Importing the 1Password file was efficient up to a point. That point being that 1Password’s incredibly easy-to-use and set-once-and-forget-about-it two-factor authentication implementation was totally missing in Lastpass. Instead, the Lastpass developers expect you to download yet another app for creating two-factor codes to your mobile device and go through a whole setup nightmare that I for one never had to go through with 1Password — where the identity checks and verification process is made much more user-friendly. The fact alone that I needed to choose between half a dozen two-factor code creation apps from different providers was a bit too much for my tired brain.
Update entered on Jan, 23: Since I first published this article, I’ve actually downloaded Roboform, Secrets, Bitwarden and Enpass and installed every one of them. I’m discussing the Lastpass experience more in detail below, but the others were just as much a pain, if not more. I had Roboform on my system for about six minutes before I threw it off again. Totally useless in a browser. Bitwarden is free and open source, but that did not prove to be a blessing. Very, very lightweight. Enpass was the closest to being a serious contender but it lacks many features that Lastpass and 1Password do have. At the end of the three days I spent with all of these apps, I had a — no kidding — splitting headache and nothing that can replace 1Password.

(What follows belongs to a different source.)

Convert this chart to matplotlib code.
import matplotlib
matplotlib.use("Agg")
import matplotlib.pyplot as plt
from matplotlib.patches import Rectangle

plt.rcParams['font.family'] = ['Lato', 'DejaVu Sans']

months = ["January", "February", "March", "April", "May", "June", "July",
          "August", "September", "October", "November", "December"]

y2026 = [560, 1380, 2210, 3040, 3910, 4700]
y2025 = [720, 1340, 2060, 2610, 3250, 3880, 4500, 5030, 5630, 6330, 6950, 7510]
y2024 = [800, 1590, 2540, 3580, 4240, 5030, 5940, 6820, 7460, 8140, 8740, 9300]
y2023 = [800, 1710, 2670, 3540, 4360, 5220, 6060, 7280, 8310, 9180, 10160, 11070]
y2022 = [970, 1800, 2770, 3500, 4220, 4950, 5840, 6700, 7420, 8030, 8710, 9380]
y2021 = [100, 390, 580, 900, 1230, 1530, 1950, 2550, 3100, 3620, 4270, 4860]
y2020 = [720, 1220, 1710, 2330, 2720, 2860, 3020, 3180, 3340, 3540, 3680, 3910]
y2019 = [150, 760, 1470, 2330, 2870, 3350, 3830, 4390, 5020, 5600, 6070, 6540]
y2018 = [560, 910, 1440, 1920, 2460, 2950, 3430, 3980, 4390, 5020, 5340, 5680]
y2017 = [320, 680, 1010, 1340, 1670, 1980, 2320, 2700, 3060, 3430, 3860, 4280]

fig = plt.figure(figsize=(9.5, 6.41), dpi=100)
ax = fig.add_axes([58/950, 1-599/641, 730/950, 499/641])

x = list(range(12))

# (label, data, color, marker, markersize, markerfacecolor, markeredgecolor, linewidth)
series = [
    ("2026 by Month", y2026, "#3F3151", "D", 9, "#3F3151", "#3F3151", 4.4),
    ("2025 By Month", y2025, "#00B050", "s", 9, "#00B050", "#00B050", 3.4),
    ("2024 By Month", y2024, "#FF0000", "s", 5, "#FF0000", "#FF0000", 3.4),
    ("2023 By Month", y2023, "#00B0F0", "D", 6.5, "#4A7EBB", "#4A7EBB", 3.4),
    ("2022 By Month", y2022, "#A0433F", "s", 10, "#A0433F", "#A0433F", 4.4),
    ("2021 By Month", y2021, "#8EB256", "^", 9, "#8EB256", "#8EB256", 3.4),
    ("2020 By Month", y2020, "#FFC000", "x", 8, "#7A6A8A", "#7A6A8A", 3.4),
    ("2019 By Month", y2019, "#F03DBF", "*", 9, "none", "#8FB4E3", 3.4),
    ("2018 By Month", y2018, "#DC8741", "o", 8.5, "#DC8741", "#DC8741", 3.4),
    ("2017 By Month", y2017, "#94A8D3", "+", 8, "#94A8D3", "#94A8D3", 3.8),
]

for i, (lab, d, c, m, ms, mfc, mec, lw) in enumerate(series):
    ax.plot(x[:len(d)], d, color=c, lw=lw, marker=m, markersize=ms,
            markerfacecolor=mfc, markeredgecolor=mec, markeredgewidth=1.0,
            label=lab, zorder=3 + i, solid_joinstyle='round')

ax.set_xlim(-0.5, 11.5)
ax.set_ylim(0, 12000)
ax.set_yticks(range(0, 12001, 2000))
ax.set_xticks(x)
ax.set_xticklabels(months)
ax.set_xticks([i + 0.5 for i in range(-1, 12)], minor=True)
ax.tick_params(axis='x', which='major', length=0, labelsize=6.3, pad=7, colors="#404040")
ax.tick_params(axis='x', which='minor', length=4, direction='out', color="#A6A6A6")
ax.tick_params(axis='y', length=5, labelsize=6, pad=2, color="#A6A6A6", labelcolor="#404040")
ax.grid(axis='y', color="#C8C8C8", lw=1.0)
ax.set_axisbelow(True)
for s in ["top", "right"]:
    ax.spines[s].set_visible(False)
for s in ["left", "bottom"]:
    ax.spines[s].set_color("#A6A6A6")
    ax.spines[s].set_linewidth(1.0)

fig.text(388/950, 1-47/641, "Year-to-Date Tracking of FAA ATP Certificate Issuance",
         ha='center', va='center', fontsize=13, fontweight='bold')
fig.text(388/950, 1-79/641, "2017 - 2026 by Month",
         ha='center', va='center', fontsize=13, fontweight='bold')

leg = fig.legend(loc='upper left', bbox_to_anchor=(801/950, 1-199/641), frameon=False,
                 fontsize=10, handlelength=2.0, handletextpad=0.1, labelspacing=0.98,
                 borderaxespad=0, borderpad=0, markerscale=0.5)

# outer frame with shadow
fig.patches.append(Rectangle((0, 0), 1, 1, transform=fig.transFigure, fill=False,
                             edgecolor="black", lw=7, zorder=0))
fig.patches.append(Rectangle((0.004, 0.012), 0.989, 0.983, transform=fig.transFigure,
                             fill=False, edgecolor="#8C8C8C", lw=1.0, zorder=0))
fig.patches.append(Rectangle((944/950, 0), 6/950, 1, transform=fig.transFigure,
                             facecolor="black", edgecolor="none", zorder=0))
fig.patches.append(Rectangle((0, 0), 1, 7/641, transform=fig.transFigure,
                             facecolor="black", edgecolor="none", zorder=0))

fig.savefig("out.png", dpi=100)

And if it was too much for my brain that has experience in dealing with IT since dinosaurs were roaming the plains, I can only imagine what it must be like when you couldn’t care less about IT.
What happened next and The Bottom Line
Lastpass was cumbersome compared to 1Password, so I actually deleted my account which the company tells you will permanently remove all your data from their servers after 30 days.
I’ll stick with 1Password, even if it means I must shell out a yearly subscription to get synchronisation across my two devices. The app and service that goes with it are so much more user-friendly and more integrated with iOS and macOS that other software is painful to use. It’s just as secure as the other top-of-the-bill password management services that, indeed, include Lastpass and Dashlane, and while Lastpass does offer a free alternative if you’re the only user, That fact on its own doesn’t justify the ride being much less smooth than 1Password’s.